**What you will do**
State how many lines contain "React", and write nothing except that count.

((

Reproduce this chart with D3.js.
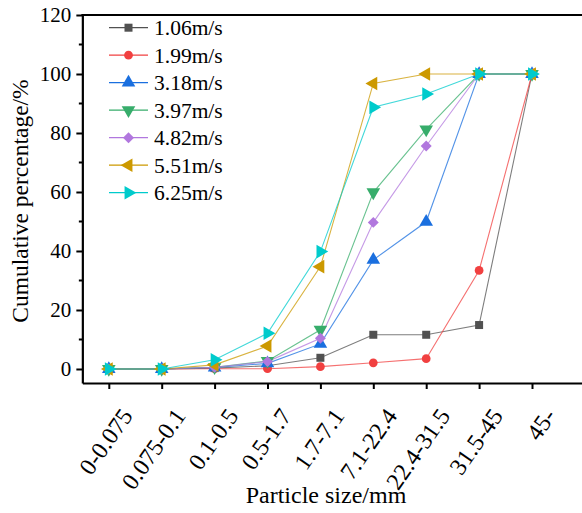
<!DOCTYPE html>
<html><head><meta charset="utf-8"><script src="https://cdn.jsdelivr.net/npm/d3@7"></script></head>
<body style="margin:0">
<svg id="chart" width="582" height="513"></svg>
<script>
// categorías del eje x (rangos de tamaño de partícula)
const CATS = ['0-0.075', '0.075-0.1', '0.1-0.5', '0.5-1.7', '1.7-7.1', '7.1-22.4', '22.4-31.5', '31.5-45', '45-'];
const SERIES_NAMES = ['1.06m/s', '1.99m/s', '3.18m/s', '3.97m/s', '4.82m/s', '5.51m/s', '6.25m/s'];
const V_106 = [0, 0, 0.3, 1.1, 3.8, 11.6, 11.6, 14.9, 100];
const V_199 = [0, 0, 0.1, 0.1, 0.8, 2.1, 3.5, 33.4, 100];
const V_318 = [0, 0, 0.5, 1.9, 8.5, 37.0, 49.9, 100, 100];
const V_397 = [0, 0, 0.6, 2.7, 13.3, 59.9, 81.2, 100, 100];
const V_482 = [0, 0, 0.6, 2.5, 10.4, 49.7, 75.6, 100, 100];
const V_551 = [0, 0, 1.4, 7.8, 34.7, 96.8, 100, 100, 100];
const V_625 = [0, 0, 3.1, 12.1, 39.8, 88.7, 93.2, 100, 100];
const Y_TICKS = [0, 20, 40, 60, 80, 100, 120];

const VALUES = [V_106, V_199, V_318, V_397, V_482, V_551, V_625];
// paleta de Origin
const COLORS = ['#515151', '#F14040', '#1A6FDF', '#37AD6B', '#B177DE', '#CC9900', '#00CBCC'];
// símbolo + rotación (rombo = cuadrado girado 45°)
const MARKS = [
  { type: d3.symbolSquare, size: 64, rot: 0 },
  { type: d3.symbolCircle, size: 60, rot: 0 },
  { type: d3.symbolTriangle, size: 80, rot: 0 },
  { type: d3.symbolTriangle, size: 80, rot: 180 },
  { type: d3.symbolSquare, size: 60, rot: 45 },
  { type: d3.symbolTriangle, size: 80, rot: -90 },
  { type: d3.symbolTriangle, size: 80, rot: 90 },
];
const FONT = '"Liberation Serif"';

const svg = d3.select('#chart');
const L = 82.35, T = 15, B = 383;

const x = d3.scaleLinear().domain([-0.5, 9.5]).range([L, L + 529]);
const y = d3.scaleLinear().domain([-4.75, 120]).range([B, T]);

// ejes (el texto se dibuja aparte, como <text> propio)
const gx = svg.append('g').attr('transform', `translate(0,${B})`)
  .call(d3.axisBottom(x).tickValues(d3.range(CATS.length)).tickFormat('').tickSize(6).tickSizeOuter(0));
gx.select('.domain').attr('stroke', '#000').attr('stroke-width', 2.2);
gx.selectAll('.tick line').attr('stroke', '#000').attr('stroke-width', 2);

const gy = svg.append('g').attr('transform', `translate(${L},0)`)
  .call(d3.axisLeft(y).tickValues(Y_TICKS).tickFormat('').tickSize(6).tickSizeOuter(0));
gy.select('.domain').attr('stroke', '#000').attr('stroke-width', 2.2);
gy.selectAll('.tick line').attr('stroke', '#000').attr('stroke-width', 2);

// ticks menores
gy.selectAll('.minor').data(d3.range(10, 120, 20)).join('line')
  .attr('x1', 0).attr('x2', -3.5)
  .attr('y1', d => y(d)).attr('y2', d => y(d))
  .attr('stroke', '#000').attr('stroke-width', 2);

// borde superior
svg.append('line').attr('x1', L - 1).attr('x2', 620).attr('y1', T).attr('y2', T)
  .attr('stroke', '#000').attr('stroke-width', 2.2);

// etiquetas de ticks
CATS.forEach((c, i) => {
  svg.append('text').attr('font-size', 24)
    .style('font-family', FONT)
    .attr('text-anchor', 'end').attr('dy', '0.35em')
    .attr('transform', `translate(${x(i) + 18},${B + 28}) rotate(-55)`)
    .text(c);
});
Y_TICKS.forEach(v => {
  svg.append('text').attr('font-size', 21)
    .style('font-family', FONT)
    .attr('text-anchor', 'end').attr('dy', '0.34em')
    .attr('x', L - 11).attr('y', y(v))
    .text(v);
});

// títulos
svg.append('text').attr('x', 326).attr('y', 503).attr('text-anchor', 'middle')
  .attr('font-size', 24).style('font-family', FONT).text('Particle size/mm');
svg.append('text').attr('transform', 'translate(28,201) rotate(-90)')
  .attr('text-anchor', 'middle').attr('font-size', 23.5).style('font-family', FONT)
  .text('Cumulative percentage/%');

// series
const line = d3.line().x((d, i) => x(i)).y(d => y(d));
const sym = m => d3.symbol().type(m.type).size(m.size)();

VALUES.forEach((vals, k) => {
  svg.append('path').datum(vals)
    .attr('d', line).attr('fill', 'none')
    .attr('stroke', COLORS[k]).attr('stroke-width', 1.1).attr('stroke-opacity', 0.75);
});
VALUES.forEach((vals, k) => {
  const m = MARKS[k];
  svg.append('g').selectAll('path').data(vals).join('path')
    .attr('d', sym(m))
    .attr('transform', (d, i) => `translate(${x(i)},${y(d)}) rotate(${m.rot})`)
    .attr('fill', COLORS[k]);
});

// leyenda
SERIES_NAMES.forEach((name, k) => {
  const ly = 27.7 + k * 27.5;
  svg.append('line').attr('x1', 109).attr('x2', 148).attr('y1', ly).attr('y2', ly)
    .attr('stroke', COLORS[k]).attr('stroke-width', 1.3);
  svg.append('path').attr('d', sym(MARKS[k]))
    .attr('transform', `translate(128.5,${ly}) rotate(${MARKS[k].rot})`)
    .attr('fill', COLORS[k]);
  svg.append('text').attr('x', 154).attr('y', ly + 7.5)
    .attr('font-size', 21.5).style('font-family', FONT).text(name);
});
</script>
</body>
</html>
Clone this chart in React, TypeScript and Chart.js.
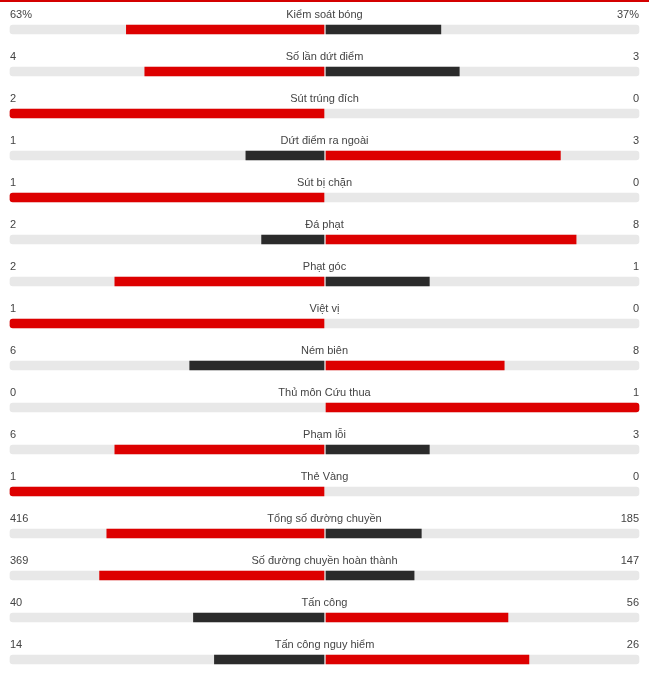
import React, { useEffect, useRef } from "react";
import { Chart, registerables } from "chart.js";

Chart.register(...registerables);

const categories = [
  "Kiểm soát bóng",
  "Số lần dứt điểm",
  "Sút trúng đích",
  "Dứt điểm ra ngoài",
  "Sút bị chặn",
  "Đá phạt",
  "Phạt góc",
  "Việt vị",
  "Ném biên",
  "Thủ môn Cứu thua",
  "Phạm lỗi",
  "Thẻ Vàng",
  "Tổng số đường chuyền",
  "Số đường chuyền hoàn thành",
  "Tấn công",
  "Tấn công nguy hiểm",
];
const homeValues = [63, 4, 2, 1, 1, 2, 2, 1, 6, 0, 6, 1, 416, 369, 40, 14];
const awayValues = [37, 3, 0, 3, 0, 8, 1, 0, 8, 1, 3, 0, 185, 147, 56, 26];
const valueSuffix = ["%", "", "", "", "", "", "", "", "", "", "", "", "", "", "", ""];

const RED = "#dd0000";
const DARK = "#2b2b2b";
const TRACK = "#e8e8e8";
const TEXT = "#444444";

export default function App() {
  const ref = useRef<HTMLCanvasElement | null>(null);

  useEffect(() => {
    document.body.style.margin = "0";
    const canvas = ref.current;
    if (!canvas) return;

    const fracL = homeValues.map((h, i) => {
      const t = h + awayValues[i];
      return t > 0 ? h / t : 0;
    });
    const fracR = awayValues.map((a, i) => {
      const t = homeValues[i] + a;
      return t > 0 ? a / t : 0;
    });
    const gapL = 0.5 / 314.5;
    const gapR = 1.5 / 314.5;

    const leftColors = homeValues.map((h, i) => (h >= awayValues[i] ? RED : DARK));
    const rightColors = awayValues.map((a, i) => (a > homeValues[i] ? RED : DARK));

    const textPlugin = {
      id: "statText",
      afterDraw(chart: any) {
        const ctx = chart.ctx;
        const xs = chart.scales.x;
        const ys = chart.scales.y;
        ctx.save();
        ctx.fillStyle = "#d40000";
        ctx.fillRect(0, 0, chart.width, 2);
        ctx.font = '11px "Liberation Sans", Arial, sans-serif';
        ctx.fillStyle = TEXT;
        ctx.textBaseline = "alphabetic";
        const xl = xs.getPixelForValue(-1);
        const xc = xs.getPixelForValue(0);
        const xr = xs.getPixelForValue(1);
        categories.forEach((c, i) => {
          const y = ys.getPixelForValue(i) - 11.5;
          ctx.textAlign = "left";
          ctx.fillText(String(homeValues[i]) + valueSuffix[i], xl, y);
          ctx.textAlign = "center";
          ctx.fillText(c, xc, y);
          ctx.textAlign = "right";
          ctx.fillText(String(awayValues[i]) + valueSuffix[i], xr, y);
        });
        ctx.restore();
      },
    };

    const chart = new Chart(canvas, {
      type: "bar",
      data: {
        labels: categories,
        datasets: [
          {
            label: "track",
            data: categories.map(() => [-1, 1]) as any,
            backgroundColor: TRACK,
            borderRadius: 3,
            borderSkipped: false,
            grouped: false,
            order: 2,
            barThickness: 9,
            clip: false,
          },
          {
            label: "home",
            data: fracL.map((f) => (f > 0 ? [-f, -gapL] : null)) as any,
            backgroundColor: leftColors,
            borderRadius: fracL.map((f) =>
              f >= 0.999 ? { topLeft: 3, bottomLeft: 3, topRight: 0, bottomRight: 0 } : 0
            ) as any,
            borderSkipped: false,
            grouped: false,
            order: 0,
            barThickness: 9,
            clip: false,
          },
          {
            label: "away",
            data: fracR.map((f) => (f > 0 ? [gapR, f] : null)) as any,
            backgroundColor: rightColors,
            borderRadius: fracR.map((f) =>
              f >= 0.999 ? { topLeft: 0, bottomLeft: 0, topRight: 3, bottomRight: 3 } : 0
            ) as any,
            borderSkipped: false,
            grouped: false,
            order: 0,
            barThickness: 9,
            clip: false,
          },
        ],
      },
      options: {
        indexAxis: "y",
        animation: false,
        responsive: true,
        maintainAspectRatio: false,
        layout: { padding: { left: 10, right: 10, top: 29.5, bottom: 16.5 } },
        plugins: { legend: { display: false }, tooltip: { enabled: false } },
        scales: {
          x: { type: "linear", min: -1, max: 1, display: false },
          y: { type: "category", offset: false, display: false },
        },
      },
      plugins: [textPlugin],
    });
    return () => chart.destroy();
  }, []);

  return (
    <div style={{ width: 649, height: 676, position: "relative", background: "#fff" }}>
      <canvas ref={ref} />
    </div>
  );
}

))

**Written answer**
2